Lloyd, whose austerity sent a pulsating current through last season’s Broadway revival of “A Doll’s House,” casts Tristan and Connie’s love story as a sci-fi thriller, emphasizing contrasts between light and darkness, hard-edged facts and the messy unknowns of erotic impulse. Lingering billows of fog indicate the uncertainty of perception, while a faint, propulsive score by Michael Asante (and sound design by George Dennis) seems determined to sync the heart rates of everyone in earshot.

The arguments that fuel Prebble’s rapid-fire dialogue demonstrate a razor wit — she was a writer and producer on “Succession” — and a deft hand at splicing theory and behavior. And she excels at articulating ineffable states of feeling. (Connie says the drug’s effects are “like having the weather inside.”)

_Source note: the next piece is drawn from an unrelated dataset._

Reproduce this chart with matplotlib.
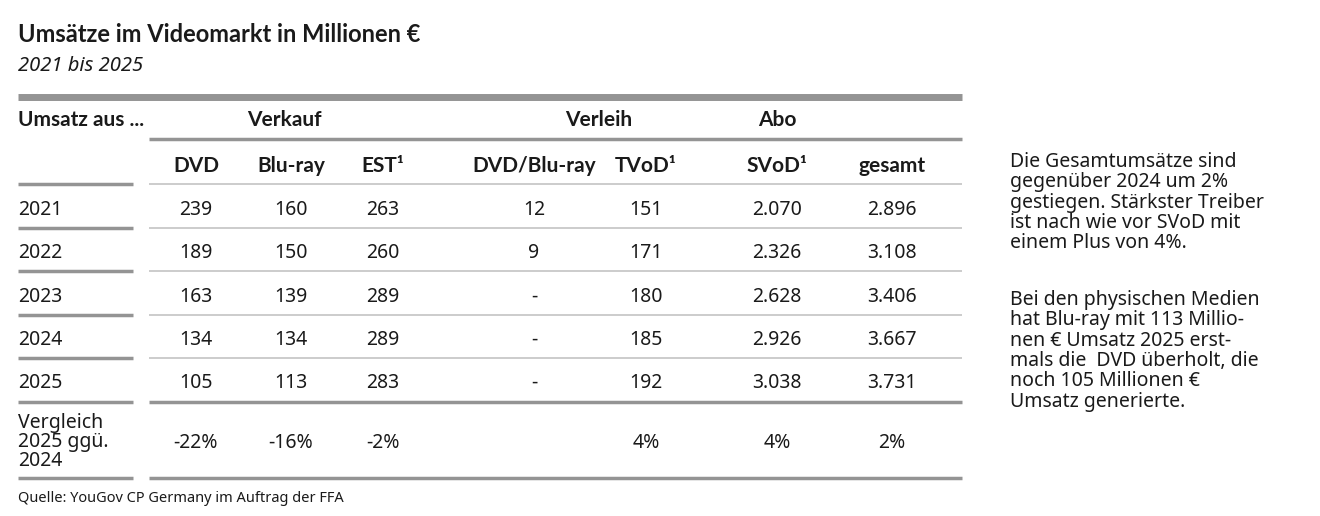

A soapy back story between the two psychiatrists, though excellently conveyed by Austin and Holdbrook-Smith, feels a bit contrived. But their debates about the ethics of manipulating the mind — and whether a person’s nature is even susceptible to change — deepens the stakes of their inquiry. The ex-lovers’ positioning at either end of the stage underlines the notion that desire is as much about separation — not having the thing you want — as it is fulfillment.

Science, like love, is an infallibly human endeavor. Whatever we think we know, particularly about the nature of consciousness, is shaped by our subjectivity. But we can only really know ourselves in relation to other people. Otherwise we might as well be a bunch of brains floating in space.



‘The Effect’

Through March 31 at the Shed, Manhattan; theshed.org. Running time: 1 hour 40 minutes.